◆ **EXERCISE BRIEF**: Print the listing as it stands, omitting all images.

* Begin *

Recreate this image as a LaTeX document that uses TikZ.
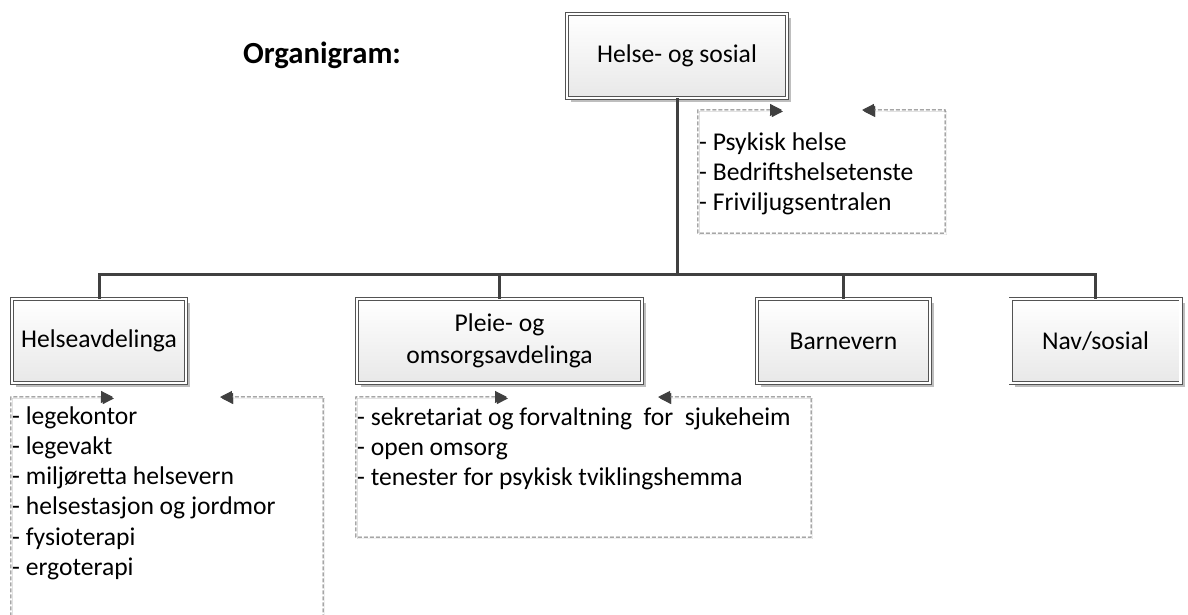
\documentclass[tikz,border=0pt]{standalone}
\usepackage{fontspec}
\setmainfont{Carlito}
\usetikzlibrary{arrows.meta,shadows}
\definecolor{orgDark}{RGB}{64,64,64}
\definecolor{orgLine}{RGB}{118,118,118}
\definecolor{orgShadow}{RGB}{190,190,190}
\definecolor{orgFill}{RGB}{232,232,232}

\begin{document}
\begin{tikzpicture}[x=1pt, y=-1pt, font=\fontsize{25.6}{30.3}\selectfont,
    unitbox/.style={draw=orgDark!90, line width=.9pt, double=white, double distance=2.2pt,
        top color=white, bottom color=orgFill, minimum height=84pt, inner sep=0pt, align=center,
        drop shadow={shadow xshift=4pt, shadow yshift=-4pt, fill=orgShadow, opacity=1}},
    treeline/.style={orgDark, line width=3pt},
    grpbox/.style={inner sep=0pt},
    listtext/.style={anchor=base west, inner sep=0pt, align=left},
    dashframe/.style={draw=orgLine, line width=1pt, dash pattern=on 4pt off 2pt,
        {Triangle[length=12pt,width=12pt,color=orgDark]}-{Triangle[length=12pt,width=12pt,color=orgDark]},
        preaction={draw=orgShadow!70, transform canvas={shift={(1.5pt,-1.5pt)}}}}]

\useasboundingbox (0,0) rectangle (1188,614);
\clip (0,0) rectangle (1188,614);

% Title
\node (title) at (322,55) {\fontsize{30.7}{36}\selectfont\bfseries Organigram:};

% Units
\node (hs) [unitbox, minimum width=220pt] at (677,56) {Helse- og sosial};
\node (ha) [unitbox, minimum width=174pt] at (99,341) {Helseavdelinga};
\node (po) [unitbox, minimum width=285pt] at (499.5,341) {Pleie- og\\[2pt]omsorgsavdelinga};
\node (bv) [unitbox, minimum width=173pt] at (843.5,341) {Barnevern};
\node (nav) [unitbox, minimum width=170pt] at (1095.5,341) {Nav/sosial};

% Tree
\coordinate (bus) at (677,274);
\draw [treeline] (hs.south) -- (bus);
\foreach \n in {ha,po,bv,nav} {
    \draw [treeline] (\n.north) |- (bus);
}

% Staff under Helse- og sosial (base = last line)
\node (hsgrp) [grpbox, minimum width=247pt, minimum height=123pt] at (821.5,171.5) {};
\coordinate (hsA) at (782,110);
\coordinate (hsB) at (862,110);
\draw [dashframe] (hsA) -- (hsgrp.north west) -- (hsgrp.south west) -- (hsgrp.south east) -- (hsgrp.north east) -- (hsB);
\node (hsitems) [listtext] at (699,210.6) {- Psykisk helse\\- Bedriftshelsetenste\\- Friviljugsentralen};

% Helseavdelinga
\node (hagrp) [grpbox, minimum width=312pt, minimum height=233pt] at (167,513.5) {};
\coordinate (haA) at (113,397);
\coordinate (haB) at (220,397);
\draw [dashframe] (haA) -- (hagrp.north west) -- (hagrp.south west) -- (hagrp.south east) -- (hagrp.north east) -- (haB);
\node (haitems) [listtext] at (12,575.5) {- legekontor\\- legevakt\\- milj\o retta helsevern\\- helsestasjon og jordmor\\- fysioterapi\\- ergoterapi};

% Pleie- og omsorgsavdelinga
\node (pogrp) [grpbox, minimum width=455pt, minimum height=140pt] at (583.5,467) {};
\coordinate (poA) at (507,397);
\coordinate (poB) at (658,397);
\draw [dashframe] (poA) -- (pogrp.north west) -- (pogrp.south west) -- (pogrp.south east) -- (pogrp.north east) -- (poB);
\node (poitems) [listtext] at (357,485.6) {- sekretariat og forvaltning\ \ for\ \ sjukeheim\\- open omsorg\\- tenester for psykisk tviklingshemma};

\end{tikzpicture}
\end{document}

* End *

◆ **TASK RESPONSE**:
Recreate this image as a LaTeX document that uses TikZ.
\documentclass[tikz,border=0pt]{standalone}
\usepackage{fontspec}
\setmainfont{Carlito}
\usetikzlibrary{arrows.meta,shadows}
\definecolor{orgDark}{RGB}{64,64,64}
\definecolor{orgLine}{RGB}{118,118,118}
\definecolor{orgShadow}{RGB}{190,190,190}
\definecolor{orgFill}{RGB}{232,232,232}

\begin{document}
\begin{tikzpicture}[x=1pt, y=-1pt, font=\fontsize{25.6}{30.3}\selectfont,
    unitbox/.style={draw=orgDark!90, line width=.9pt, double=white, double distance=2.2pt,
        top color=white, bottom color=orgFill, minimum height=84pt, inner sep=0pt, align=center,
        drop shadow={shadow xshift=4pt, shadow yshift=-4pt, fill=orgShadow, opacity=1}},
    treeline/.style={orgDark, line width=3pt},
    grpbox/.style={inner sep=0pt},
    listtext/.style={anchor=base west, inner sep=0pt, align=left},
    dashframe/.style={draw=orgLine, line width=1pt, dash pattern=on 4pt off 2pt,
        {Triangle[length=12pt,width=12pt,color=orgDark]}-{Triangle[length=12pt,width=12pt,color=orgDark]},
        preaction={draw=orgShadow!70, transform canvas={shift={(1.5pt,-1.5pt)}}}}]

\useasboundingbox (0,0) rectangle (1188,614);
\clip (0,0) rectangle (1188,614);

% Title
\node (title) at (322,55) {\fontsize{30.7}{36}\selectfont\bfseries Organigram:};

% Units
\node (hs) [unitbox, minimum width=220pt] at (677,56) {Helse- og sosial};
\node (ha) [unitbox, minimum width=174pt] at (99,341) {Helseavdelinga};
\node (po) [unitbox, minimum width=285pt] at (499.5,341) {Pleie- og\\[2pt]omsorgsavdelinga};
\node (bv) [unitbox, minimum width=173pt] at (843.5,341) {Barnevern};
\node (nav) [unitbox, minimum width=170pt] at (1095.5,341) {Nav/sosial};

% Tree
\coordinate (bus) at (677,274);
\draw [treeline] (hs.south) -- (bus);
\foreach \n in {ha,po,bv,nav} {
    \draw [treeline] (\n.north) |- (bus);
}

% Staff under Helse- og sosial (base = last line)
\node (hsgrp) [grpbox, minimum width=247pt, minimum height=123pt] at (821.5,171.5) {};
\coordinate (hsA) at (782,110);
\coordinate (hsB) at (862,110);
\draw [dashframe] (hsA) -- (hsgrp.north west) -- (hsgrp.south west) -- (hsgrp.south east) -- (hsgrp.north east) -- (hsB);
\node (hsitems) [listtext] at (699,210.6) {- Psykisk helse\\- Bedriftshelsetenste\\- Friviljugsentralen};

% Helseavdelinga
\node (hagrp) [grpbox, minimum width=312pt, minimum height=233pt] at (167,513.5) {};
\coordinate (haA) at (113,397);
\coordinate (haB) at (220,397);
\draw [dashframe] (haA) -- (hagrp.north west) -- (hagrp.south west) -- (hagrp.south east) -- (hagrp.north east) -- (haB);
\node (haitems) [listtext] at (12,575.5) {- legekontor\\- legevakt\\- milj\o retta helsevern\\- helsestasjon og jordmor\\- fysioterapi\\- ergoterapi};

% Pleie- og omsorgsavdelinga
\node (pogrp) [grpbox, minimum width=455pt, minimum height=140pt] at (583.5,467) {};
\coordinate (poA) at (507,397);
\coordinate (poB) at (658,397);
\draw [dashframe] (poA) -- (pogrp.north west) -- (pogrp.south west) -- (pogrp.south east) -- (pogrp.north east) -- (poB);
\node (poitems) [listtext] at (357,485.6) {- sekretariat og forvaltning\ \ for\ \ sjukeheim\\- open omsorg\\- tenester for psykisk tviklingshemma};

\end{tikzpicture}
\end{document}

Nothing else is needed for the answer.